I started thinking (yes, a dangerous condition of mine that has caused no end of problems) and figured that as long as I was hauling that log lifter around, I might as well use that.  So, a little modification and some hot-chocolate later, I had something that worked.  It doesn't interfere with the log-lifting feature at all.  In fact, they compliment each other.  Still, the whole thing is (as one of my motto's goes...) "Cheap, Easy, and Effective".


All you have to do (see the pictures below of a 90-ish year old lady working a 95+ lbs soaking wet red oak log) is roll that log up onto the end, put the end-shelf of wood into the slot (so the log doesn't roll of the end where it came ... there are a few slots up there to accommodate different diameter logs) and lift up the end as you normally would.  Those two legs drop down as you raise things up.  Once you get it up aways, just walk up and place the brace against those drop-down legs.  Pull down that end sticking up in the air (that you just pushed up there) and your log raises up to a nice, workable height.  Very simple and easy to work.  The leverage that you get, both pushing it up and pulling it down, is a lot!  Very little effort to do it.  In fact, the hardest part is rolling the log up onto the log-lifter / saw buck and even that is only rolling it up onto some 2x6's.
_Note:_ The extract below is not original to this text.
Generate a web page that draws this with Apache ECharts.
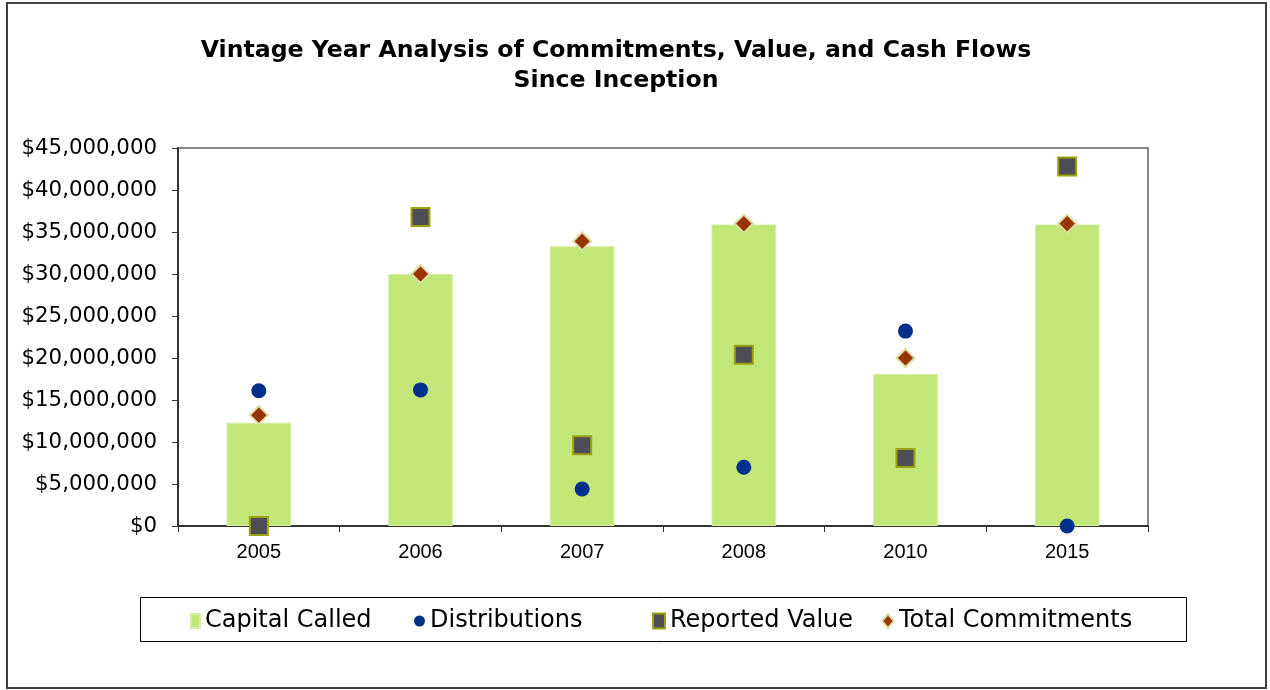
<!DOCTYPE html>
<html>
<head>
<meta charset="utf-8">
<script src="https://cdn.jsdelivr.net/npm/echarts@6/dist/echarts.min.js"></script>
<style>
  html, body { margin: 0; padding: 0; background: #fff; }
  #chart { width: 1270px; height: 690px; }
</style>
</head>
<body>
<div id="chart"></div>
<script>
// vintage years on the x axis
const categories = ['2005', '2006', '2007', '2008', '2010', '2015'];
// values, in dollars
const capitalCalled = [12300000, 30000000, 33300000, 35900000, 18100000, 35900000];
const distributions = [16100000, 16200000, 4400000, 7000000, 23200000, 0];
const reportedValue = [0, 36800000, 9600000, 20400000, 8100000, 42800000];
const totalCommitments = [13200000, 30000000, 33900000, 36000000, 20000000, 36000000];
const yTicks = { min: 0, max: 45000000, interval: 5000000 };

const myChart = echarts.init(document.getElementById('chart'));

// one legend per entry so each sits where the picture has it
const legendItem = (name, icon, left, w, h) => ({
  left: left,
  top: 609,
  padding: 0,
  itemWidth: w,
  itemHeight: h,
  textStyle: { fontFamily: 'DejaVu Sans', fontSize: 24, color: '#000' },
  data: [{ name: name, icon: icon }]
});

myChart.setOption({
  backgroundColor: '#fff',
  animation: false,
  title: {
    text: 'Vintage Year Analysis of Commitments, Value, and Cash Flows\nSince Inception',
    left: 611,
    top: 31,
    textAlign: 'center',
    textStyle: {
      fontFamily: 'DejaVu Sans',
      fontWeight: 'bold',
      fontSize: 23.6,
      lineHeight: 30,
      color: '#000'
    }
  },
  graphic: [
    {
      type: 'rect',
      shape: { x: 7, y: 3, width: 1259, height: 685 },
      style: { fill: 'none', stroke: '#404040', lineWidth: 2 },
      silent: true
    },
    {
      type: 'rect',
      shape: { x: 140.5, y: 597.5, width: 1046, height: 44 },
      style: { fill: 'none', stroke: '#000', lineWidth: 1 },
      silent: true
    }
  ],
  legend: [
    legendItem('Capital Called', 'rect', 190, 9, 14),
    legendItem('Distributions', 'circle', 414, 11, 14),
    legendItem('Reported Value', 'rect', 652, 12, 15),
    legendItem('Total Commitments', 'diamond', 881, 12, 14)
  ],
  grid: {
    left: 178,
    right: 122,
    top: 148,
    bottom: 164,
    show: true,
    borderColor: '#888',
    borderWidth: 2
  },
  xAxis: {
    type: 'category',
    data: categories,
    axisLine: { lineStyle: { color: '#333', width: 2 } },
    axisTick: { show: true, length: 6, lineStyle: { color: '#333', width: 1 } },
    axisLabel: {
      margin: 16,
      fontFamily: 'Liberation Sans',
      fontSize: 20,
      color: '#000'
    },
    splitLine: { show: false }
  },
  yAxis: {
    type: 'value',
    min: yTicks.min,
    max: yTicks.max,
    interval: yTicks.interval,
    axisLine: { show: true, lineStyle: { color: '#333', width: 2 } },
    axisTick: { show: true, length: 6, lineStyle: { color: '#333', width: 1 } },
    axisLabel: {
      margin: 21,
      fontFamily: 'DejaVu Sans',
      fontSize: 21.3,
      color: '#000',
      formatter: v => '$' + v.toLocaleString('en-US')
    },
    splitLine: { show: false }
  },
  series: [
    {
      name: 'Capital Called',
      type: 'bar',
      data: capitalCalled,
      barWidth: '40%',
      itemStyle: { color: '#c2e678', borderColor: '#d6eea6', borderWidth: 1 },
      z: 2
    },
    {
      name: 'Distributions',
      type: 'scatter',
      data: distributions,
      symbol: 'circle',
      symbolSize: 15,
      clip: false,
      itemStyle: { color: '#00308a', opacity: 1 },
      z: 3
    },
    {
      name: 'Reported Value',
      type: 'scatter',
      data: reportedValue,
      symbol: 'rect',
      symbolSize: 18,
      clip: false,
      itemStyle: { color: '#4d4d55', borderColor: '#9ca20c', borderWidth: 2, opacity: 1 },
      z: 4
    },
    {
      name: 'Total Commitments',
      type: 'scatter',
      data: totalCommitments,
      symbol: 'diamond',
      symbolSize: 18,
      clip: false,
      itemStyle: { color: '#993300', borderColor: '#dcdca4', borderWidth: 2, opacity: 1 },
      z: 5
    }
  ]
});
</script>
</body>
</html>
Leverage is your friend!  Need to lift very heavy logs?  Lengthen the lifter.  I've used a long 16' aluminum ladder (heavy-duty) to lift some really large logs before.  I don't carry around that big thing all that often though.  But it just goes to show that all you might need is a little bit of a redesign.  "Give me a long enough lever ... and I'll move a mountain with my big toe!"


The future:  I think about the only thing I'll modify on this is to make that brace an automatic, ratchet-type of thing so all you have to do is just raise up the end and it'll automatically set the brace itself.  Just raise it up, wait for that brace to lock in, and pull it back down.  Even easier!